Data shown:
-----
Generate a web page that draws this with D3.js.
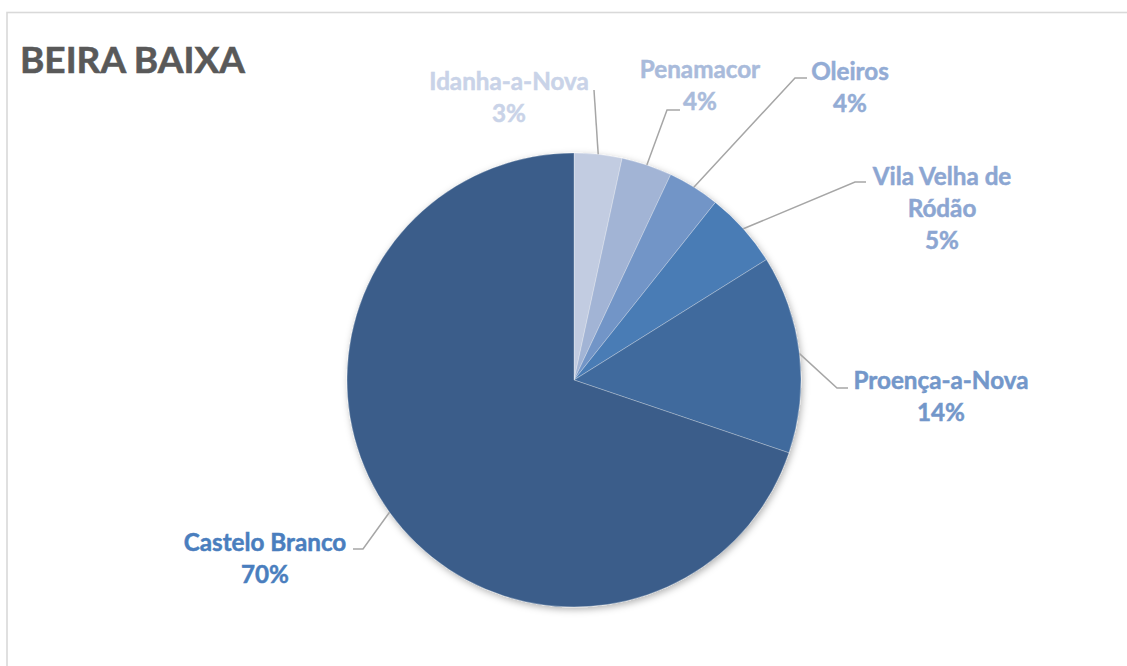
<!DOCTYPE html>
<html>
<head>
<meta charset="utf-8">
<script src="https://cdn.jsdelivr.net/npm/d3@7"></script>
<style>
  html, body { margin: 0; padding: 0; background: #fff; overflow: hidden; }
  svg { display: block; font-family: Lato, "Open Sans", sans-serif; }
</style>
</head>
<body>
<div id="chart"></div>
<script>
// data
const title = "BEIRA BAIXA";
const municipios = ["Idanha-a-Nova", "Penamacor", "Oleiros", "Vila Velha de Ródão", "Proença-a-Nova", "Castelo Branco"];
const shares = [3.4, 3.6, 3.7, 5.4, 14.1, 69.8];

const sliceColors = ["#c2cce1", "#a2b4d5", "#7295c7", "#4a7bb5", "#416b9d", "#3a5d8a"];
const labelColors = ["#c9d3e8", "#a9bbdb", "#93acd5", "#8ca6d2", "#7397ca", "#4a7ebe"];

// label placement relative to the pie centre (Excel puts them by hand-ish rules)
// lx/ly = label centre x / first baseline, ax/ay = end of leader, elbow = horizontal run
const labelLayout = [
  { lx: -65, ly: -290, ax: 20,   ay: -290, elbow: 0 },
  { lx: 126, ly: -302, ax: 106,  ay: -270, elbow: 13 },
  { lx: 276, ly: -300, ax: 233,  ay: -302, elbow: 12 },
  { lx: 368, ly: -195, ax: 292,  ay: -198, elbow: 11 },
  { lx: 367, ly: 9,    ax: 274,  ay: 8,    elbow: 11 },
  { lx: -309, ly: 171, ax: -221, ay: 169,  elbow: -10 }
];

const width = 1127, height = 666;
const cx = 574, cy = 380, radius = 227;

const svg = d3.select("#chart").append("svg")
  .attr("width", width)
  .attr("height", height);

// soft shadow under the pie
const defs = svg.append("defs");
const shadow = defs.append("filter")
  .attr("id", "pieShadow")
  .attr("x", "-20%").attr("y", "-20%")
  .attr("width", "140%").attr("height", "140%");
shadow.append("feDropShadow")
  .attr("dx", 1.5).attr("dy", 2.5)
  .attr("stdDeviation", 3.5)
  .attr("flood-color", "#000")
  .attr("flood-opacity", 0.3);

// chart area border (runs off the right and bottom of the photo)
svg.append("rect")
  .attr("x", 7).attr("y", 12.5)
  .attr("width", 1140).attr("height", 700)
  .attr("fill", "none")
  .attr("stroke", "#d9d9d9")
  .attr("stroke-width", 1.6);

// title
const titleText = svg.append("text")
  .attr("x", 20).attr("y", 73)
  .attr("fill", "#595959")
  .attr("stroke", "#595959")
  .attr("stroke-width", 0.6)
  .style("font-weight", 700)
  .style("font-size", "36px")
  .text(title);
// fit title to the width seen in the reference
const tw = titleText.node().getComputedTextLength();
titleText.style("font-size", (36 * 225 / tw) + "px");

const total = d3.sum(shares);
const pie = d3.pie().sort(null).value(d => d);
const arcs = pie(shares);
const arc = d3.arc().innerRadius(0).outerRadius(radius);

const g = svg.append("g").attr("transform", "translate(" + cx + "," + cy + ")");

g.append("g")
  .attr("filter", "url(#pieShadow)")
  .selectAll("path")
  .data(arcs)
  .enter().append("path")
  .attr("d", arc)
  .attr("fill", (d, i) => sliceColors[i])
  .attr("stroke", "#ffffff")
  .attr("stroke-opacity", 0.35)
  .attr("stroke-width", 0.8);

// leader lines
const leaders = g.append("g");
arcs.forEach(function(d, i) {
  const L = labelLayout[i];
  const mid = (d.startAngle + d.endAngle) / 2;
  const sx = Math.sin(mid) * radius, sy = -Math.cos(mid) * radius;
  const ex = L.ax - L.elbow;
  const pts = [[sx, sy], [ex, L.ay]];
  if (L.elbow !== 0) pts.push([L.ax, L.ay]);
  leaders.append("path")
    .attr("d", d3.line()(pts))
    .attr("fill", "none")
    .attr("stroke", "#a6a6a6")
    .attr("stroke-width", 1.5);
});

// labels
const labels = g.append("g")
  .style("font-weight", 700)
  .attr("text-anchor", "middle");

// work out the label font size from the reference width of "Proença-a-Nova"
const probe = labels.append("text").style("font-size", "24px").text(municipios[4]);
const labelSize = 24 * 175 / probe.node().getComputedTextLength();
probe.remove();
labels.style("font-size", labelSize + "px");
const lineH = 32;

function wrapWords(str, maxW) {
  const words = str.split(" ");
  const lines = [];
  let cur = "";
  const t = labels.append("text");
  words.forEach(function(w) {
    const test = cur ? cur + " " + w : w;
    t.text(test);
    if (cur && t.node().getComputedTextLength() > maxW) {
      lines.push(cur);
      cur = w;
    } else {
      cur = test;
    }
  });
  lines.push(cur);
  t.remove();
  return lines;
}

arcs.forEach(function(d, i) {
  const L = labelLayout[i];
  const lines = wrapWords(municipios[i], 185);
  lines.push(Math.round(d.data / total * 100) + "%");
  const t = labels.append("text")
    .attr("fill", labelColors[i])
    .attr("stroke", labelColors[i])
    .attr("stroke-width", 0.5);
  lines.forEach(function(s, k) {
    t.append("tspan")
      .attr("x", L.lx)
      .attr("y", L.ly + k * lineH)
      .text(s);
  });
});
</script>
</body>
</html>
-----
Brief:
Copy out each line word for word, please, skipping the images.

Answer to this task:
Generate a web page that draws this with D3.js.
<!DOCTYPE html>
<html>
<head>
<meta charset="utf-8">
<script src="https://cdn.jsdelivr.net/npm/d3@7"></script>
<style>
  html, body { margin: 0; padding: 0; background: #fff; overflow: hidden; }
  svg { display: block; font-family: Lato, "Open Sans", sans-serif; }
</style>
</head>
<body>
<div id="chart"></div>
<script>
// data
const title = "BEIRA BAIXA";
const municipios = ["Idanha-a-Nova", "Penamacor", "Oleiros", "Vila Velha de Ródão", "Proença-a-Nova", "Castelo Branco"];
const shares = [3.4, 3.6, 3.7, 5.4, 14.1, 69.8];

const sliceColors = ["#c2cce1", "#a2b4d5", "#7295c7", "#4a7bb5", "#416b9d", "#3a5d8a"];
const labelColors = ["#c9d3e8", "#a9bbdb", "#93acd5", "#8ca6d2", "#7397ca", "#4a7ebe"];

// label placement relative to the pie centre (Excel puts them by hand-ish rules)
// lx/ly = label centre x / first baseline, ax/ay = end of leader, elbow = horizontal run
const labelLayout = [
  { lx: -65, ly: -290, ax: 20,   ay: -290, elbow: 0 },
  { lx: 126, ly: -302, ax: 106,  ay: -270, elbow: 13 },
  { lx: 276, ly: -300, ax: 233,  ay: -302, elbow: 12 },
  { lx: 368, ly: -195, ax: 292,  ay: -198, elbow: 11 },
  { lx: 367, ly: 9,    ax: 274,  ay: 8,    elbow: 11 },
  { lx: -309, ly: 171, ax: -221, ay: 169,  elbow: -10 }
];

const width = 1127, height = 666;
const cx = 574, cy = 380, radius = 227;

const svg = d3.select("#chart").append("svg")
  .attr("width", width)
  .attr("height", height);

// soft shadow under the pie
const defs = svg.append("defs");
const shadow = defs.append("filter")
  .attr("id", "pieShadow")
  .attr("x", "-20%").attr("y", "-20%")
  .attr("width", "140%").attr("height", "140%");
shadow.append("feDropShadow")
  .attr("dx", 1.5).attr("dy", 2.5)
  .attr("stdDeviation", 3.5)
  .attr("flood-color", "#000")
  .attr("flood-opacity", 0.3);

// chart area border (runs off the right and bottom of the photo)
svg.append("rect")
  .attr("x", 7).attr("y", 12.5)
  .attr("width", 1140).attr("height", 700)
  .attr("fill", "none")
  .attr("stroke", "#d9d9d9")
  .attr("stroke-width", 1.6);

// title
const titleText = svg.append("text")
  .attr("x", 20).attr("y", 73)
  .attr("fill", "#595959")
  .attr("stroke", "#595959")
  .attr("stroke-width", 0.6)
  .style("font-weight", 700)
  .style("font-size", "36px")
  .text(title);
// fit title to the width seen in the reference
const tw = titleText.node().getComputedTextLength();
titleText.style("font-size", (36 * 225 / tw) + "px");

const total = d3.sum(shares);
const pie = d3.pie().sort(null).value(d => d);
const arcs = pie(shares);
const arc = d3.arc().innerRadius(0).outerRadius(radius);

const g = svg.append("g").attr("transform", "translate(" + cx + "," + cy + ")");

g.append("g")
  .attr("filter", "url(#pieShadow)")
  .selectAll("path")
  .data(arcs)
  .enter().append("path")
  .attr("d", arc)
  .attr("fill", (d, i) => sliceColors[i])
  .attr("stroke", "#ffffff")
  .attr("stroke-opacity", 0.35)
  .attr("stroke-width", 0.8);

// leader lines
const leaders = g.append("g");
arcs.forEach(function(d, i) {
  const L = labelLayout[i];
  const mid = (d.startAngle + d.endAngle) / 2;
  const sx = Math.sin(mid) * radius, sy = -Math.cos(mid) * radius;
  const ex = L.ax - L.elbow;
  const pts = [[sx, sy], [ex, L.ay]];
  if (L.elbow !== 0) pts.push([L.ax, L.ay]);
  leaders.append("path")
    .attr("d", d3.line()(pts))
    .attr("fill", "none")
    .attr("stroke", "#a6a6a6")
    .attr("stroke-width", 1.5);
});

// labels
const labels = g.append("g")
  .style("font-weight", 700)
  .attr("text-anchor", "middle");

// work out the label font size from the reference width of "Proença-a-Nova"
const probe = labels.append("text").style("font-size", "24px").text(municipios[4]);
const labelSize = 24 * 175 / probe.node().getComputedTextLength();
probe.remove();
labels.style("font-size", labelSize + "px");
const lineH = 32;

function wrapWords(str, maxW) {
  const words = str.split(" ");
  const lines = [];
  let cur = "";
  const t = labels.append("text");
  words.forEach(function(w) {
    const test = cur ? cur + " " + w : w;
    t.text(test);
    if (cur && t.node().getComputedTextLength() > maxW) {
      lines.push(cur);
      cur = w;
    } else {
      cur = test;
    }
  });
  lines.push(cur);
  t.remove();
  return lines;
}

arcs.forEach(function(d, i) {
  const L = labelLayout[i];
  const lines = wrapWords(municipios[i], 185);
  lines.push(Math.round(d.data / total * 100) + "%");
  const t = labels.append("text")
    .attr("fill", labelColors[i])
    .attr("stroke", labelColors[i])
    .attr("stroke-width", 0.5);
  lines.forEach(function(s, k) {
    t.append("tspan")
      .attr("x", L.lx)
      .attr("y", L.ly + k * lineH)
      .text(s);
  });
});
</script>
</body>
</html>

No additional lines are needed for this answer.